The key components of a good approach to data governance include:
In our experience data profiling is one of the most important steps in data governance. Profiling the data provides a holistic view of the data source which includes the statistics, quality and suitability of the data at an early stage in data intensive projects. It also helps data discoverability by providing the added tags and categories. Data access control can also be achieved by suitably adding confidentiality information in the form of tags or categories on the data as part of data profiling.
Some data profiling steps could include:
- Collecting descriptive statistics like min, max, count and sum.
- Collecting data types, length and recurring patterns.
- Tagging data with keywords, descriptions or categories.
- Performing data quality assessment, risk of performing joins on the data.
- Discovering metadata and assessing its accuracy.
- Identifying distributions, key candidates, foreign-key candidates, functional dependencies, associations and uniqueness, embedded value dependencies and performing inter-table analysis.
A good data profiling initiative also aims to go further than acknowledged industry techniques by understanding the business processes, how functional teams work with the data, understanding the business, their customers, typical problems teams have with the data, etc. With this context many more monitoring rules and transformation policies can be applied to improve quality.

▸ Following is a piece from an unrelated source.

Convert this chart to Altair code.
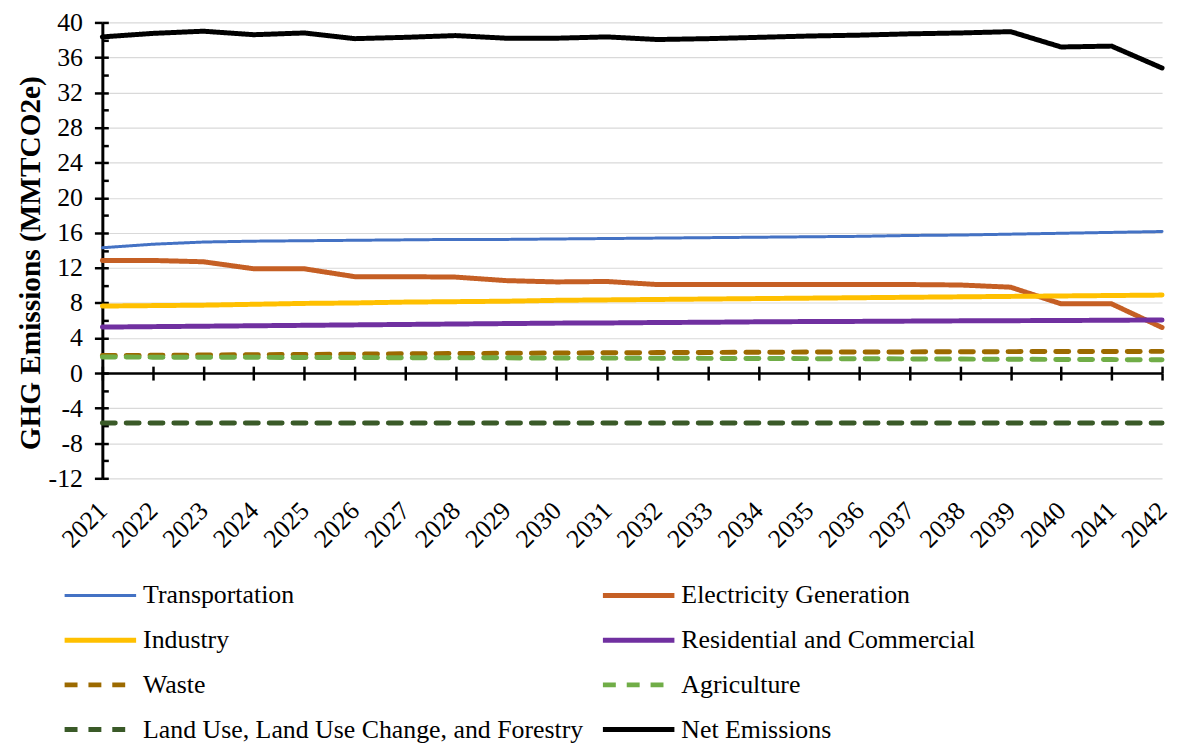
import altair as alt
import pandas as pd

years = list(range(2021, 2043))

transportation = [14.3, 14.7, 14.95, 15.05, 15.1, 15.15, 15.2, 15.25, 15.25, 15.3, 15.35,
                  15.4, 15.45, 15.5, 15.55, 15.6, 15.7, 15.75, 15.85, 15.95, 16.05, 16.15]
electricity = [12.85, 12.85, 12.7, 11.9, 11.9, 11.0, 11.0, 10.95, 10.55, 10.4, 10.45,
               10.1, 10.1, 10.1, 10.1, 10.1, 10.1, 10.05, 9.8, 7.9, 7.9, 5.2]
industry = [7.65, 7.7, 7.75, 7.85, 7.95, 8.0, 8.1, 8.15, 8.2, 8.3, 8.35,
            8.4, 8.45, 8.5, 8.55, 8.6, 8.65, 8.7, 8.75, 8.8, 8.85, 8.9]
residential = [5.25, 5.3, 5.35, 5.4, 5.45, 5.5, 5.55, 5.6, 5.65, 5.7, 5.72,
               5.77, 5.8, 5.85, 5.88, 5.9, 5.93, 5.96, 5.98, 6.0, 6.03, 6.06]
waste = [2.0, 2.03, 2.06, 2.1, 2.13, 2.16, 2.2, 2.23, 2.26, 2.29, 2.32,
         2.34, 2.36, 2.38, 2.4, 2.41, 2.42, 2.44, 2.45, 2.46, 2.47, 2.48]
agriculture = [1.83, 1.82, 1.81, 1.8, 1.78, 1.77, 1.76, 1.75, 1.74, 1.72, 1.71,
               1.7, 1.68, 1.67, 1.65, 1.64, 1.62, 1.6, 1.58, 1.56, 1.54, 1.52]
lulucf = [-5.7] * 22
net = [38.35, 38.75, 39.0, 38.6, 38.8, 38.15, 38.3, 38.5, 38.2, 38.2, 38.35,
       38.05, 38.15, 38.3, 38.45, 38.55, 38.7, 38.8, 38.95, 37.2, 37.3, 34.8]

series_names = ["Transportation", "Electricity Generation", "Industry",
                "Residential and Commercial", "Waste", "Agriculture",
                "Land Use, Land Use Change, and Forestry", "Net Emissions"]
series_values = [transportation, electricity, industry, residential, waste,
                 agriculture, lulucf, net]
colors = ["#4472C4", "#C55F24", "#FFC000", "#7030A0", "#9C6A00", "#70AD47",
          "#3A5A28", "#000000"]
dashes = [[1, 0], [1, 0], [1, 0], [1, 0], [13, 11], [13, 11], [13, 11], [1, 0]]
widths = [3, 5, 5, 5, 5, 5, 5, 5]

y_major = list(range(-12, 41, 4))
y_minor = list(range(-12, 41, 2))

rows = []
for name, vals in zip(series_names, series_values):
    for yr, v in zip(years, vals):
        rows.append({"year": yr, "value": v, "series": name})
df = pd.DataFrame(rows)

W, H = 1067, 459
FONT = "Liberation Serif"
zero_from_bottom = H * 12 / 52
zero_from_top = H * 40 / 52

xscale = alt.Scale(domain=[2021, 2042], nice=False, zero=False)
yscale = alt.Scale(domain=[-12, 40], nice=False, zero=False)

legend = alt.Legend(
    title=None, orient="none", legendX=-15, legendY=564, columns=2, direction="horizontal",
    symbolType="M-3.6,0H3.6", symbolSize=400, labelFont=FONT, labelFontSize=26,
    labelColor="#000000", labelLimit=800, rowPadding=19, columnPadding=9,
    labelOffset=30,
)

lines = alt.Chart(df).mark_line(strokeCap="round", strokeJoin="round").encode(
    x=alt.X("year:Q", scale=xscale,
            axis=alt.Axis(orient="bottom", values=years, format="d", labelAngle=-45,
                          labelFont=FONT, labelFontSize=26, labelColor="#000000",
                          ticks=False, domain=False, grid=False, title=None,
                          labelPadding=19, labelOffset=-9, labelOverlap=False)),
    y=alt.Y("value:Q", scale=yscale,
            axis=alt.Axis(orient="left", values=y_major, grid=True, gridColor="#D9D9D9",
                          gridWidth=1.2, tickSize=8, tickWidth=2.5, tickColor="#000000",
                          domainColor="#000000", domainWidth=3, labelFont=FONT,
                          labelFontSize=26, labelColor="#000000", labelPadding=12,
                          labelExpr="datum.value < 0 ? '-' + toString(-datum.value) : toString(datum.value)",
                          title="GHG Emissions (MMTCO2e)", titleFont=FONT,
                          titleFontSize=29.5, titleFontWeight="bold", titleColor="#000000",
                          titlePadding=3, titleY=242)),
    color=alt.Color("series:N", scale=alt.Scale(domain=series_names, range=colors),
                    legend=legend),
    strokeDash=alt.StrokeDash("series:N", scale=alt.Scale(domain=series_names, range=dashes),
                              legend=legend),
    strokeWidth=alt.StrokeWidth("series:N",
                                scale=alt.Scale(type="ordinal", domain=series_names, range=widths),
                                legend=legend),
    order=alt.Order("series:N"),
)

ticks_a = alt.Chart(df).mark_point(opacity=0).encode(
    x=alt.X("year:Q", scale=xscale,
            axis=alt.Axis(orient="bottom", offset=-zero_from_bottom, values=years,
                          labels=False, tickSize=7, tickWidth=2.5, tickColor="#000000",
                          domainColor="#000000", domainWidth=2.5, grid=False, title=None)),
    y=alt.Y("value:Q", scale=yscale,
            axis=alt.Axis(orient="right", offset=-W, values=y_minor, labels=False,
                          tickSize=6, tickWidth=2.5, tickColor="#000000", domain=False,
                          grid=False, title=None)),
)

ticks_b = alt.Chart(df).mark_point(opacity=0).encode(
    x=alt.X("year:Q", scale=xscale,
            axis=alt.Axis(orient="top", offset=-zero_from_top, values=years,
                          labels=False, tickSize=7, tickWidth=2.5, tickColor="#000000",
                          domain=False, grid=False, title=None)),
    y=alt.Y("value:Q", scale=yscale, axis=None),
)

chart = alt.layer(lines, ticks_a, ticks_b).resolve_axis(
    x="independent", y="independent"
).properties(
    width=W, height=H,
    autosize=alt.AutoSizeParams(type="none"),
    padding={"left": 95, "top": 12, "right": 8, "bottom": 266},
).configure(background="#FFFFFF").configure_view(stroke=None)

chart.save("out.html", embed_options={"renderer": "svg", "actions": False})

“A digital business cannot exist without data and analytics. If an organization struggles with digital transformation, perhaps they haven’t given enough thought to data and the potential for valuable insights.” Gartner.
With the volume, value, and different types of data continually growing it is clear that having a holistic data strategy is critical for business success in the digital era. The question is how can you best mature your data and analytics capability so you can become a data-driven business sooner rather than later.